Almost everyone learns GPUs top-down — CUDA grids, warps, occupancy — without ever seeing the silicon those abstractions ride on. tiny-gpu inverts that: the whole design fits in under 15 SystemVerilog files, small enough to read end-to-end in an afternoon, yet complete enough to trace one instruction from the dispatcher through an ALU and finally see why SIMD and memory bandwidth dictate the programming model you already use.
What Sets It Apart
- Every stage a real GPU has is present, just shrunk: a device control register, a thread dispatcher, multiple compute cores (each with ALUs, load-store units, register files, and a scheduler), and dedicated program/data memory controllers. Nothing is hand-waved into a black box.
- An 11-instruction ISA runs working matrix add and multiply kernels under simulation, so "threads executing the same instruction over different data" becomes something you watch in an execution trace rather than read about.
- It runs on open tooling (iverilog + cocotb), so stepping through the hardware costs a Python test, not a vendor license or an FPGA board.
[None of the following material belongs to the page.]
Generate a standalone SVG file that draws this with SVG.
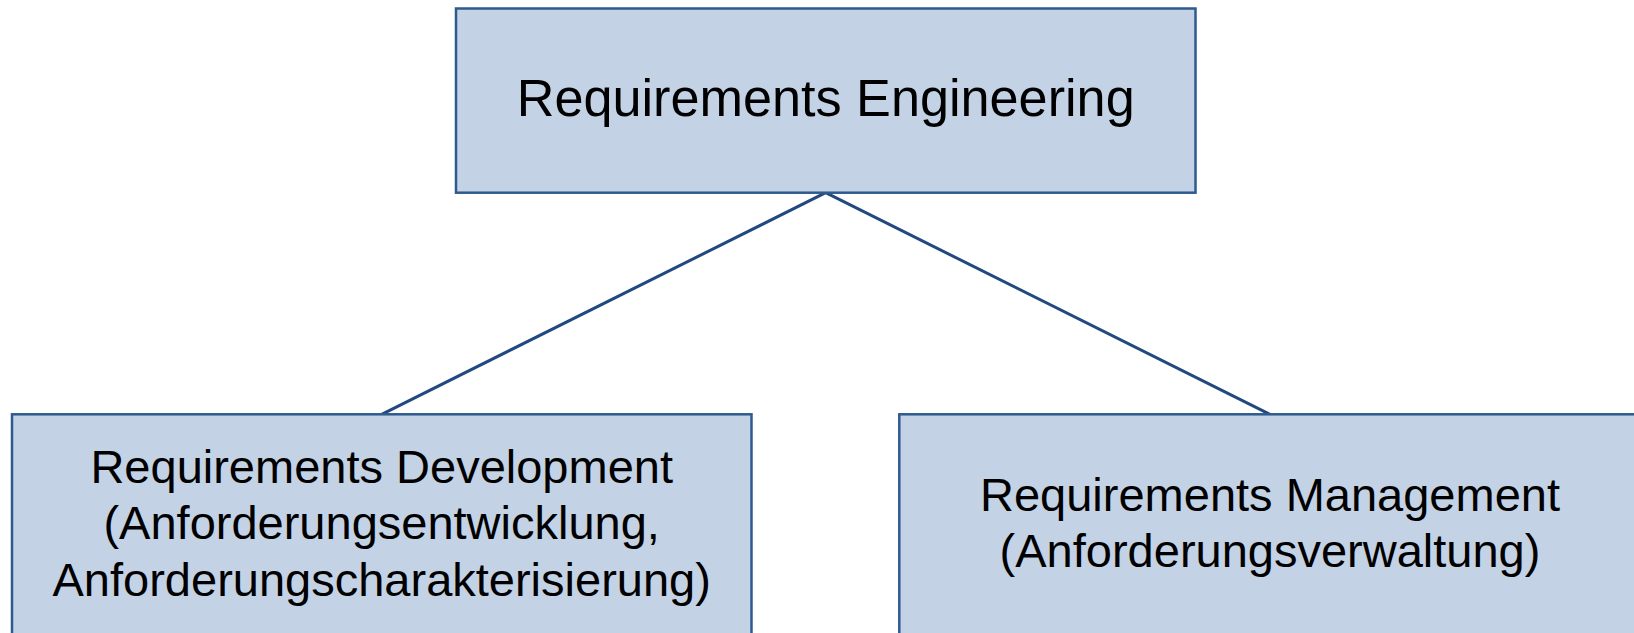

- The docs deliberately mark what's left out — caching, pipelining, warp scheduling, memory coalescing — and explain why each matters, pointing toward production hardware instead of pretending to be it.
Who Should Read It
Great fit if you write CUDA or Triton and want a concrete mental model of what runs underneath, or if you're studying computer architecture and want a codebase short enough to hold in your head. Look elsewhere if you need a synthesizable GPU for real silicon: there's no graphics pipeline, no cache hierarchy, and no performance tuning. The design optimizes for legibility over realism, and that trade-off is the entire point.